Seth dug a pair of khaki slacks out of his closet and found a button-up shirt that didn’t need ironing. Normally he would just wear shorts and a T-shirt. Tonight was different.

He wasn’t sure what Kaden was asking of him. The knowledge that his best friends had this secret life for decades still shocked him. They were so…

Normal.

Kaden was a successful corporate lawyer, for chrissake. Leah didn’t work, but she volunteered tirelessly for a couple of charities and nonprofits. Hell, when they went swimming in their pool she wore a one-piece bathing suit. He’d never seen her in anything racier than a sports bra and jogging shorts.

It’d shocked him several years ago when he’d seen a tattoo on Kaden’s arm, circling his left bicep, an intricate vine pattern highlighting a small, round symbol of some sort. Kaden with a tattoo?

That was almost as shocking as seeing Santa in a lace bra and panties.

At the time, when Seth asked about it, Kaden had smiled and shrugged, said Leah liked it, and left it at that.

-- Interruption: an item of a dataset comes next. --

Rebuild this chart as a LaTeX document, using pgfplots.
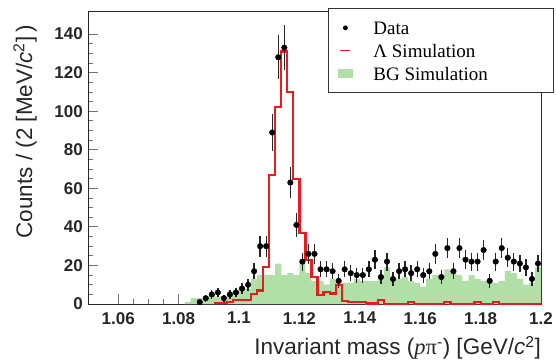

Seth sat in his car outside his brother’s house, simultaneously trying to talk himself into and out of dinner. If he didn’t go, maybe that would mean this wasn’t real.

But he’d promised.

Over the years, Kaden and Leah had been better to him than he could have ever asked. They’d never asked for or expected anything in return.

Ever.

Was he really going to pull the chickenshit move now that Kaden was finally making a request of him?

Just to hear him out.

He pounded the steering wheel, which set off another round of throbbing in his iffy head.

Kaden’s dying.

He didn’t handle death well. Not his own grandparents or parents. And this was Kaden.

He started his car and pointed it toward Kaden’s house.

* * *

At the front gate, Seth punched in the code he knew by heart and drove in. The small, luxury-gated estate community was comprised of large, wooded lots of over five acres each. It was hard to believe there were fifty homes in the development. He’d built some of them, including Kaden’s. Kaden and Leah’s home sat far enough off the road you could barely make out the lights through the trees.

He parked his beat-up Mustang behind Leah’s Lexus sedan. Kaden’s new Ridgeline was parked to the side.

They’d never lorded their wealth over him. He’d never asked Kaden for money even though there were times Kaden hinted to him that if he needed a hand he’d help him out.

It was the last thing Seth wanted to do, ever, to bring money into their friendship. Even when Leah begged him to handle building their house he’d reduced the final price, not wanting to make a profit off his friends. Kaden had nailed him on that, too, asking why the cost was lower than the others he’d built and wanting to pay full price. Seth had refused to let him do that.

He’d managed to make it on his own and would keep figuring it out somehow. He’d asked Kaden for help with plenty of things over the years, but money was never one of them. And never would be.

The silence as he shut off the engine nearly deafened him and allowed the mental heartbeat to return.